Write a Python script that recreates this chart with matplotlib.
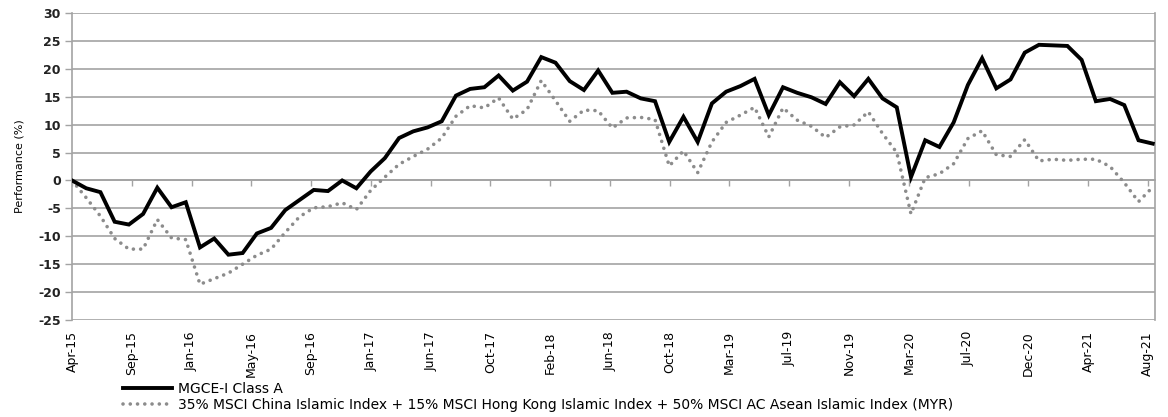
import matplotlib
matplotlib.use("Agg")
import matplotlib.pyplot as plt
import numpy as np

plt.rcParams['axes.unicode_minus'] = False

tick_labels = ['Apr-15', 'Sep-15', 'Jan-16', 'May-16', 'Sep-16', 'Jan-17', 'Jun-17',
               'Oct-17', 'Feb-18', 'Jun-18', 'Oct-18', 'Mar-19', 'Jul-19', 'Nov-19',
               'Mar-20', 'Jul-20', 'Dec-20', 'Apr-21', 'Aug-21']

fund = [0.0, -1.4, -2.1, -7.4, -7.9, -6.0, -1.3, -4.8, -3.9, -12.0,
        -10.4, -13.3, -13.0, -9.5, -8.5, -5.3, -3.5, -1.7, -1.9, 0.0,
        -1.4, 1.6, 4.0, 7.6, 8.8, 9.5, 10.6, 15.2, 16.4, 16.7,
        18.8, 16.1, 17.7, 22.1, 21.1, 17.8, 16.2, 19.7, 15.7, 15.9,
        14.7, 14.2, 6.9, 11.4, 6.9, 13.8, 15.9, 16.9, 18.2, 11.7,
        16.7, 15.7, 14.9, 13.7, 17.6, 15.1, 18.2, 14.7, 13.1, 0.6,
        7.2, 6.0, 10.4, 17.1, 21.9, 16.5, 18.1, 22.9, 24.3, 24.2,
        24.1, 21.6, 14.2, 14.6, 13.5, 7.2, 6.6]

bench = [0.0, -3.1, -6.4, -10.4, -12.3, -12.3, -7.0, -10.3, -10.6, -18.6,
         -17.6, -16.6, -15.0, -13.4, -12.3, -9.3, -6.5, -4.9, -4.7, -4.0,
         -5.2, -1.8, 0.6, 2.9, 4.3, 5.6, 7.6, 11.5, 13.4, 13.0,
         14.8, 11.0, 12.7, 17.9, 14.3, 10.6, 12.6, 12.5, 9.4, 11.2,
         11.3, 10.9, 2.6, 5.3, 1.4, 6.9, 10.4, 11.7, 13.1, 7.8,
         13.0, 10.8, 9.7, 7.7, 9.6, 9.95, 12.3, 8.4, 5.0, -6.0,
         0.5, 1.2, 3.0, 7.5, 8.9, 4.6, 4.3, 7.3, 3.5, 3.8,
         3.6, 3.8, 3.8, 2.5, -0.4, -3.8, -1.2]

fund_label = 'MGCE-I Class A'
bench_label = ('35% MSCI China Islamic Index + 15% MSCI Hong Kong Islamic Index + '
               '50% MSCI AC Asean Islamic Index (MYR)')

x = np.arange(len(fund))

fig = plt.figure(figsize=(11.68, 4.17), dpi=100)
ax = fig.add_axes([72 / 1168, 1 - 320 / 417, (1155 - 72) / 1168, (320 - 13) / 417])

grid_c = '#a3a3a3'
ax.set_ylim(-25, 30)
ax.set_yticks(np.arange(-25, 31, 5))
ax.yaxis.grid(True, color=grid_c, lw=1.2)
ax.set_axisbelow(True)

ax.plot(x, bench, color='#8c8c8c', lw=2.6, linestyle=(0, (0.01, 2.0)),
        dash_capstyle='round', label=bench_label, zorder=3)
ax.plot(x, fund, color='black', lw=2.8, solid_joinstyle='miter', label=fund_label, zorder=4)

ax.set_xlim(0, 76.16)
ticks = np.linspace(0, 75.66, len(tick_labels))
ax.set_xticks(ticks)
ax.tick_params(axis='x', labelbottom=False, direction='out', length=4, color=grid_c, width=1)
ax.tick_params(axis='y', direction='out', length=5, color=grid_c, width=1, pad=3,
               labelsize=9)
for lbl in ax.get_yticklabels():
    lbl.set_fontweight('bold')
    lbl.set_color('#222222')

for s in ['left', 'right', 'top', 'bottom']:
    ax.spines[s].set_color(grid_c)
    ax.spines[s].set_linewidth(1.2)
ax.spines['bottom'].set_position(('data', 0))
ax.spines['top'].set_visible(False)

sec = ax.secondary_xaxis(0.0)
sec.set_xticks(ticks)
sec.set_xticklabels(tick_labels, rotation=90, fontsize=9,
                    family=['Liberation Sans Narrow', 'DejaVu Sans'])
sec.tick_params(length=0, pad=8)
sec.spines['bottom'].set_visible(False)

ax.set_ylabel('Performance (%)', fontsize=8, family=['Liberation Sans Narrow', 'DejaVu Sans'],
              labelpad=10)

fig.legend(handles=ax.get_lines()[::-1], loc='upper left',
           bbox_to_anchor=(123 / 1168, 1 - 382 / 417), frameon=False,
           fontsize=10, handlelength=3.5, handletextpad=0.45, labelspacing=0.15,
           borderpad=0, borderaxespad=0)

fig.savefig('out.png', dpi=100)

━━━━━━

The problem:
Reproduce the material above in full and without alteration, but skip all pictures.

The reply:
Write a Python script that recreates this chart with matplotlib.
import matplotlib
matplotlib.use("Agg")
import matplotlib.pyplot as plt
import numpy as np

plt.rcParams['axes.unicode_minus'] = False

tick_labels = ['Apr-15', 'Sep-15', 'Jan-16', 'May-16', 'Sep-16', 'Jan-17', 'Jun-17',
               'Oct-17', 'Feb-18', 'Jun-18', 'Oct-18', 'Mar-19', 'Jul-19', 'Nov-19',
               'Mar-20', 'Jul-20', 'Dec-20', 'Apr-21', 'Aug-21']

fund = [0.0, -1.4, -2.1, -7.4, -7.9, -6.0, -1.3, -4.8, -3.9, -12.0,
        -10.4, -13.3, -13.0, -9.5, -8.5, -5.3, -3.5, -1.7, -1.9, 0.0,
        -1.4, 1.6, 4.0, 7.6, 8.8, 9.5, 10.6, 15.2, 16.4, 16.7,
        18.8, 16.1, 17.7, 22.1, 21.1, 17.8, 16.2, 19.7, 15.7, 15.9,
        14.7, 14.2, 6.9, 11.4, 6.9, 13.8, 15.9, 16.9, 18.2, 11.7,
        16.7, 15.7, 14.9, 13.7, 17.6, 15.1, 18.2, 14.7, 13.1, 0.6,
        7.2, 6.0, 10.4, 17.1, 21.9, 16.5, 18.1, 22.9, 24.3, 24.2,
        24.1, 21.6, 14.2, 14.6, 13.5, 7.2, 6.6]

bench = [0.0, -3.1, -6.4, -10.4, -12.3, -12.3, -7.0, -10.3, -10.6, -18.6,
         -17.6, -16.6, -15.0, -13.4, -12.3, -9.3, -6.5, -4.9, -4.7, -4.0,
         -5.2, -1.8, 0.6, 2.9, 4.3, 5.6, 7.6, 11.5, 13.4, 13.0,
         14.8, 11.0, 12.7, 17.9, 14.3, 10.6, 12.6, 12.5, 9.4, 11.2,
         11.3, 10.9, 2.6, 5.3, 1.4, 6.9, 10.4, 11.7, 13.1, 7.8,
         13.0, 10.8, 9.7, 7.7, 9.6, 9.95, 12.3, 8.4, 5.0, -6.0,
         0.5, 1.2, 3.0, 7.5, 8.9, 4.6, 4.3, 7.3, 3.5, 3.8,
         3.6, 3.8, 3.8, 2.5, -0.4, -3.8, -1.2]

fund_label = 'MGCE-I Class A'
bench_label = ('35% MSCI China Islamic Index + 15% MSCI Hong Kong Islamic Index + '
               '50% MSCI AC Asean Islamic Index (MYR)')

x = np.arange(len(fund))

fig = plt.figure(figsize=(11.68, 4.17), dpi=100)
ax = fig.add_axes([72 / 1168, 1 - 320 / 417, (1155 - 72) / 1168, (320 - 13) / 417])

grid_c = '#a3a3a3'
ax.set_ylim(-25, 30)
ax.set_yticks(np.arange(-25, 31, 5))
ax.yaxis.grid(True, color=grid_c, lw=1.2)
ax.set_axisbelow(True)

ax.plot(x, bench, color='#8c8c8c', lw=2.6, linestyle=(0, (0.01, 2.0)),
        dash_capstyle='round', label=bench_label, zorder=3)
ax.plot(x, fund, color='black', lw=2.8, solid_joinstyle='miter', label=fund_label, zorder=4)

ax.set_xlim(0, 76.16)
ticks = np.linspace(0, 75.66, len(tick_labels))
ax.set_xticks(ticks)
ax.tick_params(axis='x', labelbottom=False, direction='out', length=4, color=grid_c, width=1)
ax.tick_params(axis='y', direction='out', length=5, color=grid_c, width=1, pad=3,
               labelsize=9)
for lbl in ax.get_yticklabels():
    lbl.set_fontweight('bold')
    lbl.set_color('#222222')

for s in ['left', 'right', 'top', 'bottom']:
    ax.spines[s].set_color(grid_c)
    ax.spines[s].set_linewidth(1.2)
ax.spines['bottom'].set_position(('data', 0))
ax.spines['top'].set_visible(False)

sec = ax.secondary_xaxis(0.0)
sec.set_xticks(ticks)
sec.set_xticklabels(tick_labels, rotation=90, fontsize=9,
                    family=['Liberation Sans Narrow', 'DejaVu Sans'])
sec.tick_params(length=0, pad=8)
sec.spines['bottom'].set_visible(False)

ax.set_ylabel('Performance (%)', fontsize=8, family=['Liberation Sans Narrow', 'DejaVu Sans'],
              labelpad=10)

fig.legend(handles=ax.get_lines()[::-1], loc='upper left',
           bbox_to_anchor=(123 / 1168, 1 - 382 / 417), frameon=False,
           fontsize=10, handlelength=3.5, handletextpad=0.45, labelspacing=0.15,
           borderpad=0, borderaxespad=0)

fig.savefig('out.png', dpi=100)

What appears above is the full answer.